Si la possibilité de faire d’elle un agent a été suggérée et vite écartée, Paige offre surtout l’opportunité à ses parents d’être enfin eux-mêmes, ce qui est particulièrement rafraîchissant. En posant des questions sur ses véritables origines, elle confronte Elizabeth et Philip sur leur mascarade et leurs convictions profondes. Les enjeux moraux de la série prennent ainsi du poids, tout ce qu’ils font ne se résumant plus au camp russe contre le camp américain. Paige se fait le pont entre ces deux cultures et fait ressortir chez les espions ce qu’ils ont gardé d’une, mais aussi accepté de l’autre. Cela a pour conséquence heureuse de nous donner de superbes dialogues à double tranchant où chaque mot soulève un nouveau point de vue, où chaque phrase peut renverser la vapeur d’un côté ou d’un autre pour les Jennings. L’enjeu n’est plus la mission d’espionnage, mais la survie de la famille et de ses apparences, ce qui permet à la série de ne plus prendre de détours pour délivrer ce qu’elle a à raconter – l’histoire d’un couple qui ne sait pas comment s’aimer dans un monde qui ne leur a pas appris à le faire – tout en rendant imprévisible la tournure des événements.

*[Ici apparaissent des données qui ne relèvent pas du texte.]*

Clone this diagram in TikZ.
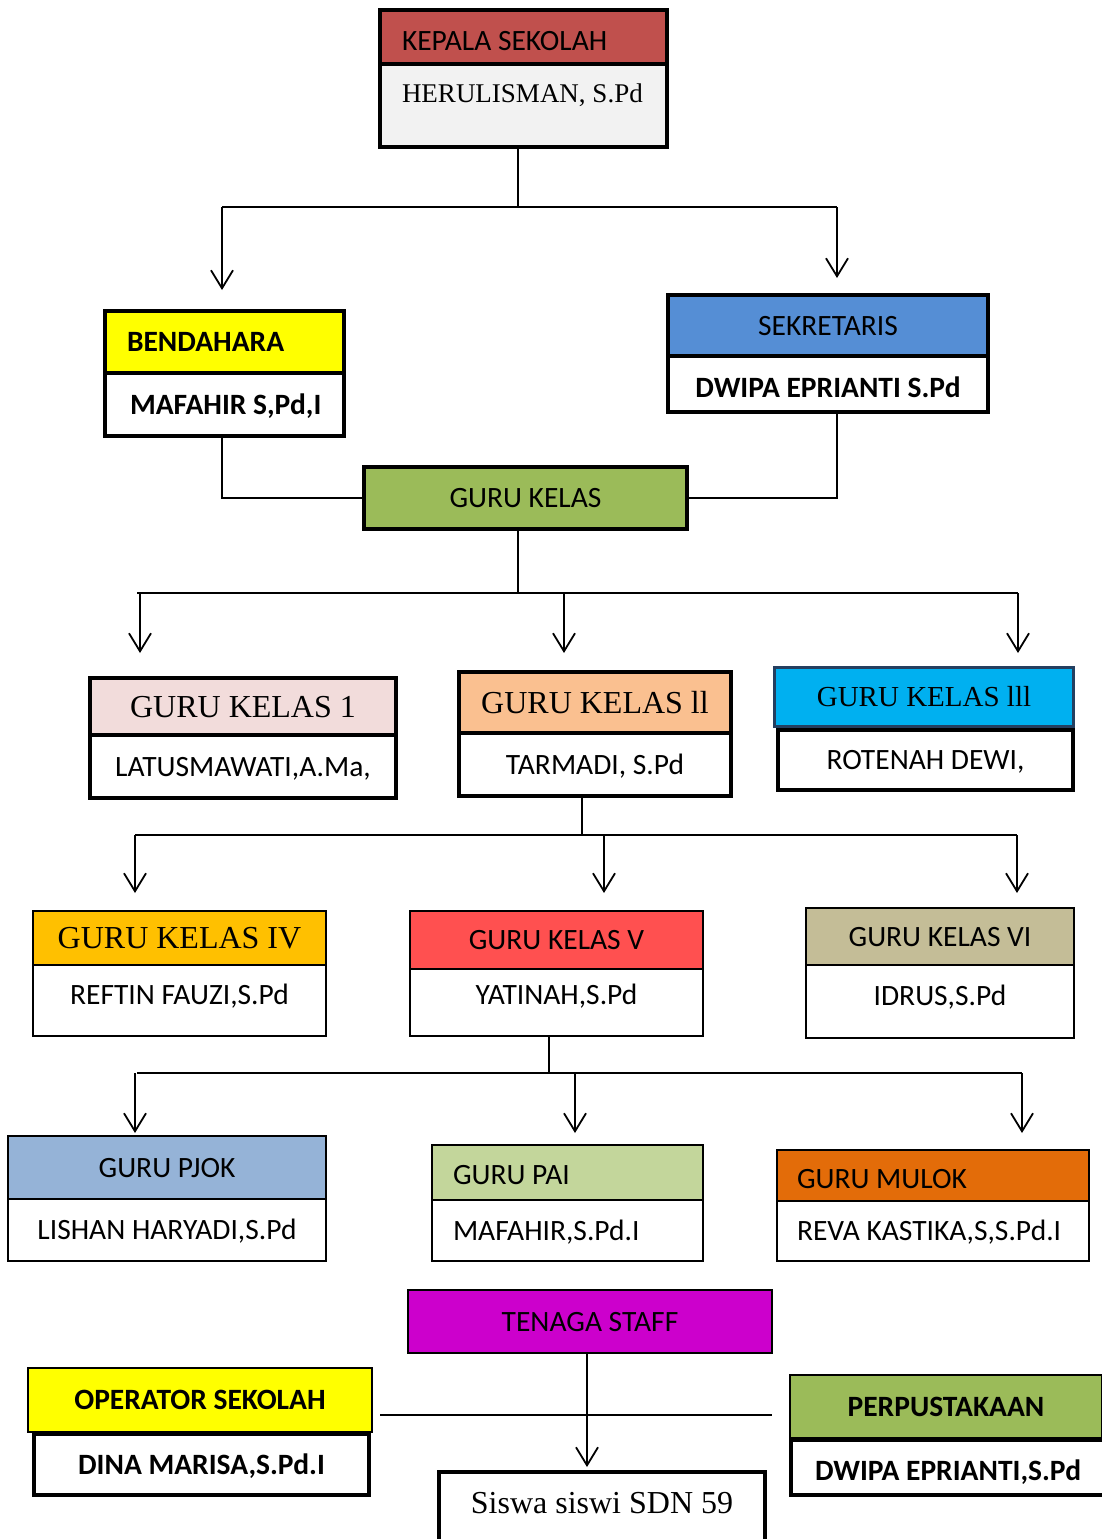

À travers la prise d’importance de Paige à partir de la saison 3, The Americans réussit à recentrer son message et ses intrigues autour de la famille Jennings, accédant enfin à un niveau de qualité qui mérite l’investissement dans la série. La mission des espions est plus que jamais intéressante parce qu’elle ne se résume plus à une composition binaire entre bien et mal, URSS et États-Unis, mais à une redéfinition plus profonde et complexe des relations entre les personnages et des dommages collatéraux que cela implique. On est désormais devant un show où chaque mot compte et peut faire basculer l’avenir, ce qui la rend aussi inattendue que subtile.